» Instructions to follow
Every line below that holds the string "chart" should be copied out.

(Data entries)
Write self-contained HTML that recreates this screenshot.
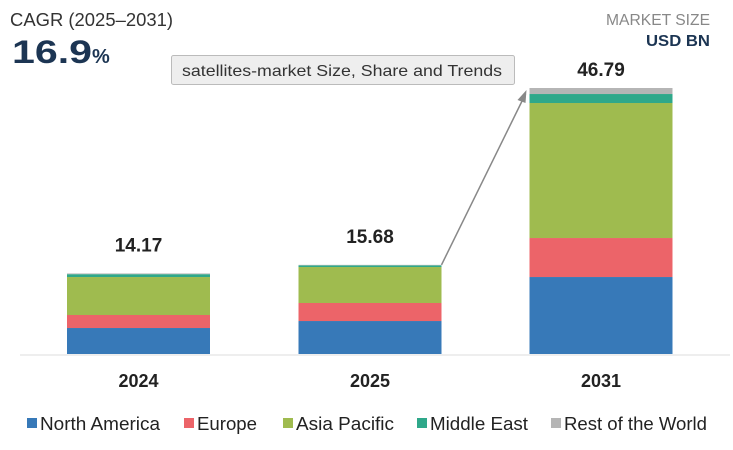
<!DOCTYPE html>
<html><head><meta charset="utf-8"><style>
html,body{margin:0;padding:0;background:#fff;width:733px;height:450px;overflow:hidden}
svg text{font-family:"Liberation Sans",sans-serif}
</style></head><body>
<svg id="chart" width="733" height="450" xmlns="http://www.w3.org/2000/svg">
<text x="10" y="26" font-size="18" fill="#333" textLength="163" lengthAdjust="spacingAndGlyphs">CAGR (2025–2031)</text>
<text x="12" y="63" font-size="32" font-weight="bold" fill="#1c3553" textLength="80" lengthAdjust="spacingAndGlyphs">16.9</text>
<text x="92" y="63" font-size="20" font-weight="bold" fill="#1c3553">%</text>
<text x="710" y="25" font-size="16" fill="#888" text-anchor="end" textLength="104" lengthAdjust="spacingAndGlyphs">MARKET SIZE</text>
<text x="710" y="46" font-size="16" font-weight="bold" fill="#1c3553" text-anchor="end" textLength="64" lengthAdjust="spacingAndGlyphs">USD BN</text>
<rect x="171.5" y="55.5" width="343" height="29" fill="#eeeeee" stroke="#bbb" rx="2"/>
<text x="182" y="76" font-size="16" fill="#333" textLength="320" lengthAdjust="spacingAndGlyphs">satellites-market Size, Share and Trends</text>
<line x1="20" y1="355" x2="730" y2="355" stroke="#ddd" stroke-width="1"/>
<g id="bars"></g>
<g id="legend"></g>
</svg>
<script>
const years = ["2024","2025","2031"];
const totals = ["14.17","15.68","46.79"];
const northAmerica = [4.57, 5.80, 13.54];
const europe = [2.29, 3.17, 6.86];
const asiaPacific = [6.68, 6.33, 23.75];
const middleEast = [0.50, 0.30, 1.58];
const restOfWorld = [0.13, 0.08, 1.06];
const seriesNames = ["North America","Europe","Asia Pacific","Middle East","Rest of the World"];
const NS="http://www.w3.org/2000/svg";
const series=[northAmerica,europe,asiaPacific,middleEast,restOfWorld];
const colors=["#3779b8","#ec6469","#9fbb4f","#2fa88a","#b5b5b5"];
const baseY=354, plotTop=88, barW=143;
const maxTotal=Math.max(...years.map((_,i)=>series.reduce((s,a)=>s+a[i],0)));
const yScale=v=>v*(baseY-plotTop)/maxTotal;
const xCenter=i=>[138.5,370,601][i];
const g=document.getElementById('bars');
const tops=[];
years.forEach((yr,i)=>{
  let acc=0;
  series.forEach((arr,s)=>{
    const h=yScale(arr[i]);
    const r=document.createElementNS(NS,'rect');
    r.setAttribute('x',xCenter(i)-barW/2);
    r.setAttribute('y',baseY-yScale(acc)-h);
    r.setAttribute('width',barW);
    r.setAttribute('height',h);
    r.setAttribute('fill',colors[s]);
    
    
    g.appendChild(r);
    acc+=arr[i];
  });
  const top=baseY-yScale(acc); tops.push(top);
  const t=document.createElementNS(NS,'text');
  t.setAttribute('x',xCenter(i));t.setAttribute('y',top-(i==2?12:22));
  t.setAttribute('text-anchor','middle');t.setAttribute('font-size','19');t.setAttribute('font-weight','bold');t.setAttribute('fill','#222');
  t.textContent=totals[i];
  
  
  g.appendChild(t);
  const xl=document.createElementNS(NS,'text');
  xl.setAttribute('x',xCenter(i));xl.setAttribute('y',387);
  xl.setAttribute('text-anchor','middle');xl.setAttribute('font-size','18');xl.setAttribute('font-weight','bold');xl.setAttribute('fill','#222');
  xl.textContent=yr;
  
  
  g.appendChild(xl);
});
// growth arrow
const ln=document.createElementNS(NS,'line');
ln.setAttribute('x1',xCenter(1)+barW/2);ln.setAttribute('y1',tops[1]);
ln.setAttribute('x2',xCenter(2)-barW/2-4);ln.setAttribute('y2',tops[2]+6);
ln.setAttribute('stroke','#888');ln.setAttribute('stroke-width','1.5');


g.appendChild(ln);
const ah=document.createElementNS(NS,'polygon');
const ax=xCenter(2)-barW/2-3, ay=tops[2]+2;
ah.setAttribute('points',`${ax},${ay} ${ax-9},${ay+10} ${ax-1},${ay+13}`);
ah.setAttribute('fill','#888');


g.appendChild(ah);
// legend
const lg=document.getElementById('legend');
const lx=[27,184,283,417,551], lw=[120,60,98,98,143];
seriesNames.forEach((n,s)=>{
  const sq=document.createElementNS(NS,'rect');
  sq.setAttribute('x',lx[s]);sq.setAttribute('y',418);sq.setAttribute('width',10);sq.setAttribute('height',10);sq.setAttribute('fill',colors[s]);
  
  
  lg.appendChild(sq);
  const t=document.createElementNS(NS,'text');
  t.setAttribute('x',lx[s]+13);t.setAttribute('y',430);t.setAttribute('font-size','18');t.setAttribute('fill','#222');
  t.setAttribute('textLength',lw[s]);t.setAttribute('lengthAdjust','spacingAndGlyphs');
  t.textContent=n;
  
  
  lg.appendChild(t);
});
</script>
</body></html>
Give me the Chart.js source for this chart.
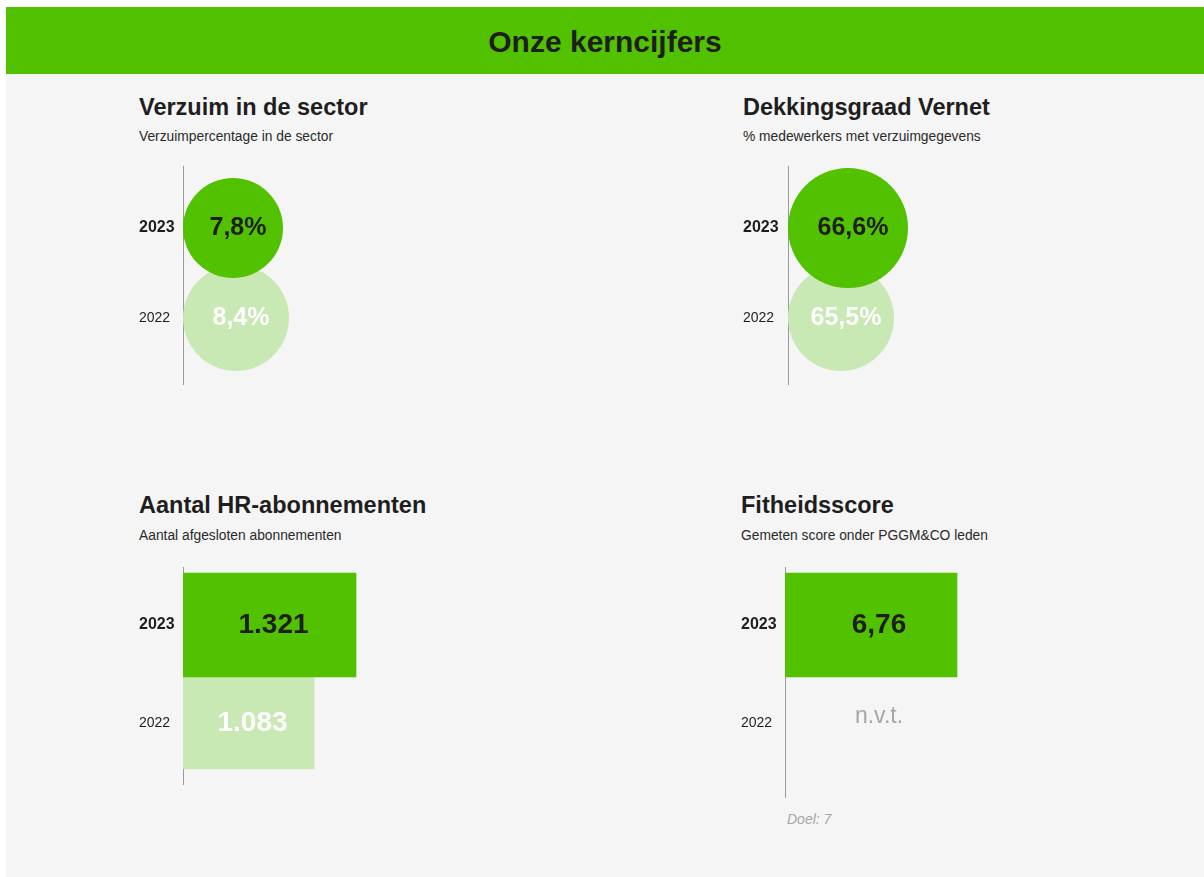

» Full solution
<svg id="chart" width="733" height="450" xmlns="http://www.w3.org/2000/svg">
Give me the Chart.js source for this chart.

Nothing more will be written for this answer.